When I was ten, the two things we all expected to enjoy by 2020 were flying cars and videotelephony. What never occurred to us was that we might successfully invent one of these things and then fail to use it.
Yet that has largely been the case with video conferencing. Is its day still to come? Will there be some tipping point when we start to hold virtual meetings routinely? Or will video conferencing turn out to be one of those technologies whose promise is never fulfilled: something which ‘has a great future — and always will’.
I don’t know. Certainly it suffered from being oversold too soon. Memories of early video conferencing melt-downs still linger, though the reality today is much better (services such as Zoom or WebEx function well, and increasingly, even at home, people finally have the bandwidth to make full use of them).
Nor did it help that video conferencing was always promoted as a cheap alternative to physical travel. Business travel entails a large component of ‘costly signalling’, whereby your commitment to a project is conveyed by the pain and cost you incur in maintaining it. (‘If I didn’t think this was important, would I have got up at 5 a.m. to fly to Frankfurt to see you?’) Without the symbolic cost and pain of meeting face to face, anything online receives less attention.

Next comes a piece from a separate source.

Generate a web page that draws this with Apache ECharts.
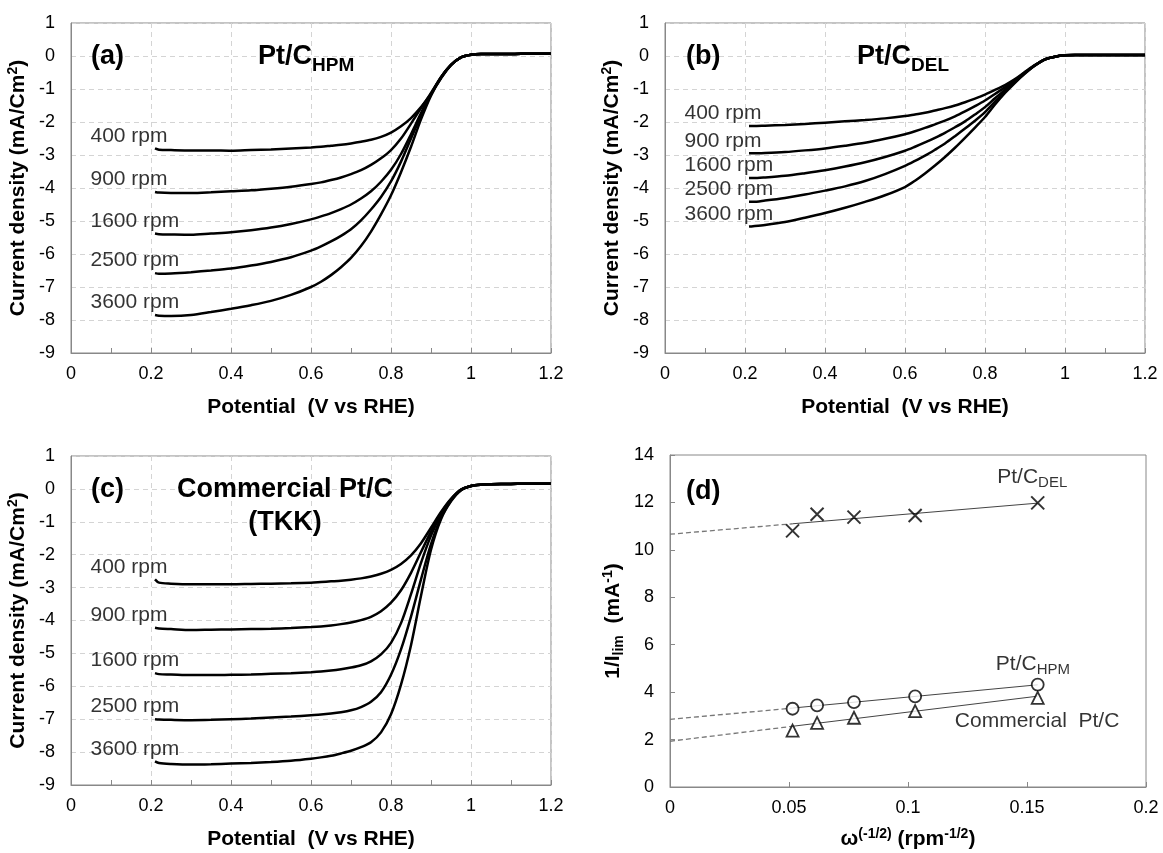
<!DOCTYPE html>
<html>
<head>
<meta charset="utf-8">
<script src="https://cdn.jsdelivr.net/npm/echarts@6/dist/echarts.min.js"></script>
<style>
  html, body { margin: 0; padding: 0; background: #fff; }
  #chart { width: 1163px; height: 853px; }
</style>
</head>
<body>
<div id="chart"></div>
<script>
var FONT = '"Liberation Sans", Arial, sans-serif';

// shared potential axis samples (V vs RHE)
var potential = [0.21, 0.22, 0.25, 0.3, 0.35, 0.4, 0.45, 0.5, 0.55, 0.6, 0.625, 0.65, 0.675, 0.7, 0.725, 0.75, 0.775, 0.8, 0.825, 0.85, 0.875, 0.9, 0.925, 0.95, 0.975, 1.0, 1.025, 1.05, 1.1, 1.15, 1.2];
var rpmLabels = ['400 rpm', '900 rpm', '1600 rpm', '2500 rpm', '3600 rpm'];

// (a) Pt/C HPM
var hpm400  = [-2.80,-2.84,-2.85,-2.86,-2.86,-2.87,-2.85,-2.83,-2.80,-2.77,-2.75,-2.72,-2.69,-2.65,-2.60,-2.54,-2.45,-2.32,-2.13,-1.88,-1.55,-1.15,-0.68,-0.28,-0.04,0.04,0.06,0.06,0.06,0.07,0.07];
var hpm900  = [-4.12,-4.14,-4.15,-4.15,-4.13,-4.10,-4.07,-4.02,-3.96,-3.88,-3.83,-3.76,-3.68,-3.58,-3.46,-3.30,-3.10,-2.85,-2.50,-2.05,-1.58,-1.12,-0.64,-0.27,-0.04,0.04,0.06,0.06,0.06,0.07,0.07];
var hpm1600 = [-5.38,-5.40,-5.41,-5.42,-5.38,-5.34,-5.28,-5.20,-5.09,-4.95,-4.86,-4.76,-4.64,-4.50,-4.32,-4.10,-3.81,-3.45,-2.97,-2.37,-1.73,-1.15,-0.64,-0.27,-0.04,0.04,0.06,0.06,0.06,0.07,0.07];
var hpm2500 = [-6.58,-6.60,-6.59,-6.55,-6.50,-6.44,-6.35,-6.24,-6.10,-5.90,-5.77,-5.62,-5.45,-5.25,-4.98,-4.65,-4.27,-3.80,-3.20,-2.50,-1.80,-1.17,-0.65,-0.27,-0.04,0.04,0.06,0.06,0.06,0.07,0.07];
var hpm3600 = [-7.85,-7.87,-7.88,-7.85,-7.76,-7.66,-7.55,-7.42,-7.24,-7.00,-6.84,-6.64,-6.40,-6.12,-5.76,-5.32,-4.80,-4.22,-3.52,-2.75,-1.92,-1.20,-0.66,-0.27,-0.04,0.04,0.06,0.06,0.06,0.07,0.07];

// (b) Pt/C DEL
var del400  = [-2.12,-2.12,-2.11,-2.09,-2.06,-2.02,-1.98,-1.94,-1.89,-1.82,-1.77,-1.72,-1.65,-1.58,-1.50,-1.40,-1.29,-1.17,-1.03,-0.88,-0.70,-0.48,-0.27,-0.10,-0.02,0.02,0.03,0.03,0.03,0.03,0.03];
var del900  = [-2.95,-2.95,-2.94,-2.91,-2.86,-2.80,-2.72,-2.63,-2.51,-2.37,-2.28,-2.18,-2.07,-1.96,-1.83,-1.68,-1.52,-1.35,-1.15,-0.95,-0.73,-0.50,-0.28,-0.10,-0.02,0.02,0.03,0.03,0.03,0.03,0.03];
var del1600 = [-3.70,-3.70,-3.68,-3.63,-3.55,-3.46,-3.35,-3.22,-3.06,-2.87,-2.75,-2.62,-2.48,-2.33,-2.16,-1.98,-1.77,-1.55,-1.28,-1.02,-0.76,-0.51,-0.28,-0.10,-0.02,0.02,0.03,0.03,0.03,0.03,0.03];
var del2500 = [-4.42,-4.42,-4.38,-4.30,-4.20,-4.08,-3.95,-3.79,-3.58,-3.33,-3.18,-3.02,-2.84,-2.65,-2.43,-2.20,-1.96,-1.70,-1.38,-1.08,-0.79,-0.52,-0.28,-0.10,-0.02,0.02,0.03,0.03,0.03,0.03,0.03];
var del3600 = [-5.17,-5.16,-5.12,-5.03,-4.90,-4.76,-4.60,-4.42,-4.22,-3.97,-3.78,-3.56,-3.32,-3.06,-2.78,-2.48,-2.17,-1.85,-1.47,-1.12,-0.81,-0.53,-0.29,-0.10,-0.02,0.02,0.03,0.03,0.03,0.03,0.03];

// (c) Commercial Pt/C (TKK)
var com400  = [-2.75,-2.85,-2.88,-2.90,-2.90,-2.90,-2.89,-2.88,-2.87,-2.85,-2.83,-2.81,-2.79,-2.76,-2.72,-2.66,-2.58,-2.46,-2.28,-2.02,-1.65,-1.18,-0.70,-0.30,-0.02,0.09,0.13,0.14,0.15,0.16,0.16];
var com900  = [-4.22,-4.24,-4.26,-4.29,-4.28,-4.27,-4.26,-4.25,-4.23,-4.20,-4.18,-4.15,-4.11,-4.06,-3.99,-3.89,-3.72,-3.46,-3.08,-2.55,-1.92,-1.30,-0.74,-0.32,-0.03,0.09,0.13,0.14,0.15,0.16,0.16];
var com1600 = [-5.60,-5.63,-5.64,-5.66,-5.66,-5.65,-5.64,-5.62,-5.60,-5.57,-5.55,-5.52,-5.48,-5.43,-5.36,-5.24,-5.03,-4.68,-4.08,-3.20,-2.25,-1.42,-0.78,-0.33,-0.03,0.09,0.13,0.14,0.15,0.16,0.16];
var com2500 = [-7.00,-7.01,-7.02,-7.03,-7.02,-7.00,-6.98,-6.95,-6.92,-6.88,-6.86,-6.83,-6.79,-6.73,-6.63,-6.47,-6.18,-5.65,-4.88,-3.88,-2.75,-1.68,-0.88,-0.35,-0.03,0.09,0.13,0.14,0.15,0.16,0.16];
var com3600 = [-8.28,-8.33,-8.36,-8.38,-8.37,-8.35,-8.33,-8.30,-8.26,-8.20,-8.16,-8.11,-8.04,-7.96,-7.85,-7.70,-7.40,-6.85,-5.95,-4.75,-3.25,-1.85,-0.92,-0.38,-0.04,0.09,0.13,0.14,0.15,0.16,0.16];

// (d) Koutecky-Levich
var omega = [0.0515, 0.0618, 0.0773, 0.1030, 0.1545];
var klDel = [10.80, 11.50, 11.38, 11.45, 11.98];
var klHpm = [3.30, 3.44, 3.58, 3.82, 4.32];
var klCom = [2.38, 2.70, 2.92, 3.20, 3.76];
// fitted line: value at 0, at first omega, at last omega
var fitDel = [10.66, 11.10, 11.97];
var fitHpm = [2.85, 3.33, 4.31];
var fitCom = [1.93, 2.56, 3.83];

var chart = echarts.init(document.getElementById('chart'));

var AX = '#888';
var nameStyle = {
  fontSize: 21, fontWeight: 'bold', fontFamily: FONT, color: '#000', lineHeight: 25,
  rich: {
    sup: { fontSize: 14, fontWeight: 'bold', fontFamily: FONT, color: '#000', verticalAlign: 'top', lineHeight: 12 },
    sub: { fontSize: 14, fontWeight: 'bold', fontFamily: FONT, color: '#000', verticalAlign: 'bottom', lineHeight: 12 }
  }
};
var labelStyle = { fontSize: 18, color: '#000', fontFamily: FONT };

function lsvX(gi) {
  return {
    gridIndex: gi, type: 'value', min: 0, max: 1.2, interval: 0.2,
    name: 'Potential  (V vs RHE)', nameLocation: 'middle', nameGap: 42, nameTextStyle: nameStyle,
    axisLine: { show: true, onZero: false, lineStyle: { color: AX, width: 1 } },
    axisTick: { show: true, inside: true, length: 5, lineStyle: { color: AX } },
    minorTick: { show: true, splitNumber: 2, length: 5, lineStyle: { color: AX } },
    splitLine: { show: true, lineStyle: { color: '#d4d4d4', type: [5, 4], width: 1 } },
    axisLabel: Object.assign({ margin: 12 }, labelStyle)
  };
}
function lsvY(gi) {
  return {
    gridIndex: gi, type: 'value', min: -9, max: 1, interval: 1,
    name: 'Current density (mA/Cm{sup|2})', nameLocation: 'middle', nameGap: 40, nameTextStyle: nameStyle,
    axisLine: { show: true, onZero: false, lineStyle: { color: AX, width: 1 } },
    axisTick: { show: false },
    splitLine: { show: true, lineStyle: { color: '#d4d4d4', type: [5, 4], width: 1 } },
    axisLabel: Object.assign({ margin: 16 }, labelStyle)
  };
}

function curve(gi, ys) {
  return {
    type: 'line', xAxisIndex: gi, yAxisIndex: gi, silent: true,
    data: potential.map(function(x, i) { return [x, ys[i]]; }),
    smooth: 0.3, showSymbol: false, symbol: 'none',
    lineStyle: { color: '#000', width: 2.5 }, z: 3
  };
}
function rpmTags(gi, curves) {
  return {
    type: 'scatter', xAxisIndex: gi, yAxisIndex: gi, silent: true,
    symbolSize: 1, itemStyle: { color: 'rgba(0,0,0,0)' },
    data: curves.map(function(c, i) { return { name: rpmLabels[i], value: [potential[0], c[0]] }; }),
    label: {
      show: true, formatter: '{b}', position: [-64, -12], align: 'left', verticalAlign: 'middle',
      fontSize: 21, color: '#000', fontFamily: FONT
    }, z: 4
  };
}

function fitLines(fit) {
  return [{
    type: 'line', xAxisIndex: 3, yAxisIndex: 3, silent: true, symbol: 'none',
    data: [[0, fit[0]], [omega[0], fit[1]]],
    lineStyle: { color: '#777', width: 1.3, type: [5, 3] }, z: 2
  }, {
    type: 'line', xAxisIndex: 3, yAxisIndex: 3, silent: true, symbol: 'none',
    data: [[omega[0], fit[1]], [omega[omega.length - 1], fit[2]]],
    lineStyle: { color: '#444', width: 1 }, z: 2
  }];
}
function markers(vals, symbol, size, style, tag) {
  var last = vals.length - 1;
  return {
    type: 'scatter', xAxisIndex: 3, yAxisIndex: 3, silent: true,
    symbol: symbol, symbolSize: size, itemStyle: style, z: 4,
    data: vals.map(function(v, i) {
      var d = { value: [omega[i], v] };
      if (i === last) d.label = tag;
      return d;
    })
  };
}
var dRich = {
  m: { fontSize: 21, fontFamily: FONT, color: '#000', lineHeight: 26 },
  s: { fontSize: 15, fontFamily: FONT, color: '#000', lineHeight: 14, verticalAlign: 'bottom' }
};

var series = [
  curve(0, hpm400), curve(0, hpm900), curve(0, hpm1600), curve(0, hpm2500), curve(0, hpm3600),
  rpmTags(0, [hpm400, hpm900, hpm1600, hpm2500, hpm3600]),
  curve(1, del400), curve(1, del900), curve(1, del1600), curve(1, del2500), curve(1, del3600),
  rpmTags(1, [del400, del900, del1600, del2500, del3600]),
  curve(2, com400), curve(2, com900), curve(2, com1600), curve(2, com2500), curve(2, com3600),
  rpmTags(2, [com400, com900, com1600, com2500, com3600])
];
series = series.concat(fitLines(fitDel), fitLines(fitHpm), fitLines(fitCom));
series.push(markers(klDel, 'path://M0,0L10,10M10,0L0,10', 13,
  { color: 'rgba(0,0,0,0)', borderColor: '#000', borderWidth: 2 },
  { show: true, formatter: '{m|Pt/C}{s|DEL}', rich: dRich, position: [-33, -18], align: 'left', verticalAlign: 'middle' }));
series.push(markers(klHpm, 'circle', 12,
  { color: '#fff', borderColor: '#000', borderWidth: 1.8 },
  { show: true, formatter: '{m|Pt/C}{s|HPM}', rich: dRich, position: [-35, -13], align: 'left', verticalAlign: 'middle' }));
series.push(markers(klCom, 'triangle', 12,
  { color: '#fff', borderColor: '#000', borderWidth: 1.8 },
  { show: true, formatter: 'Commercial  Pt/C', position: [-76, 30], align: 'left', verticalAlign: 'middle',
    fontSize: 21, fontFamily: FONT, color: '#000' }));

var gridBox = { show: true, borderColor: AX, borderWidth: 1, backgroundColor: 'transparent' };
var titleFont = 'bold 27px ' + FONT;
var tRich = {
  m: { fontSize: 27, fontWeight: 'bold', fontFamily: FONT, fill: '#000', lineHeight: 36 },
  s: { fontSize: 19, fontWeight: 'bold', fontFamily: FONT, fill: '#000', lineHeight: 18, verticalAlign: 'bottom' }
};
function tag(x, y, text, extra) {
  var st = { text: text, font: titleFont, fill: '#000', verticalAlign: 'middle', textVerticalAlign: 'middle' };
  if (extra) Object.assign(st, extra);
  return { type: 'text', x: x, y: y, style: st, z: 10 };
}

chart.setOption({
  animation: false,
  backgroundColor: '#fff',
  grid: [
    Object.assign({ left: 71, top: 23, width: 480, height: 330 }, gridBox),
    Object.assign({ left: 665, top: 23, width: 480, height: 330 }, gridBox),
    Object.assign({ left: 71, top: 456, width: 480, height: 330 }, gridBox),
    Object.assign({ left: 670, top: 455, width: 476, height: 334 }, gridBox)
  ],
  xAxis: [lsvX(0), lsvX(1), lsvX(2), {
    gridIndex: 3, type: 'value', min: 0, max: 0.2, interval: 0.05,
    name: '\u03c9{sup|(-1/2)} (rpm{sup|-1/2})', nameLocation: 'middle', nameGap: 40, nameTextStyle: nameStyle,
    axisLine: { show: true, onZero: false, lineStyle: { color: AX, width: 1 } },
    axisTick: { show: true, inside: true, length: 5, lineStyle: { color: AX } },
    splitLine: { show: false },
    axisLabel: Object.assign({ margin: 12 }, labelStyle)
  }],
  yAxis: [lsvY(0), lsvY(1), lsvY(2), {
    gridIndex: 3, type: 'value', min: 0, max: 14, interval: 2,
    name: '1/I{sub|lim}  (mA{sup|-1})', nameLocation: 'middle', nameGap: 44, nameTextStyle: nameStyle,
    axisLine: { show: true, onZero: false, lineStyle: { color: AX, width: 1 } },
    axisTick: { show: true, inside: true, length: 5, lineStyle: { color: AX } },
    splitLine: { show: false },
    axisLabel: Object.assign({ margin: 16 }, labelStyle)
  }],
  graphic: [
    tag(91, 57, '(a)'),
    tag(258, 57, '{m|Pt/C}{s|HPM}', { rich: tRich }),
    tag(686, 57, '(b)'),
    tag(857, 57, '{m|Pt/C}{s|DEL}', { rich: tRich }),
    tag(91, 490, '(c)'),
    tag(285, 490, 'Commercial Pt/C', { align: 'center', textAlign: 'center' }),
    tag(285, 523, '(TKK)', { align: 'center', textAlign: 'center' }),
    tag(686, 492, '(d)')
  ],
  series: series
});
</script>
</body>
</html>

My colleague Stephen Fraser suggests that this instinct — to signal that one’s presence at any meeting has come at a high personal cost — drives people on telephone conference calls to act in bizarrely antisocial ways. You can’t call in punctually from a quiet room — that would make it seem easy. So to convey the impression that attendance involves significant sacrifice of diary-time, people dial into conference calls ten minutes late from wholly inappropriate and noisy locations: an airport departure gate, perhaps, or a missile testing ground.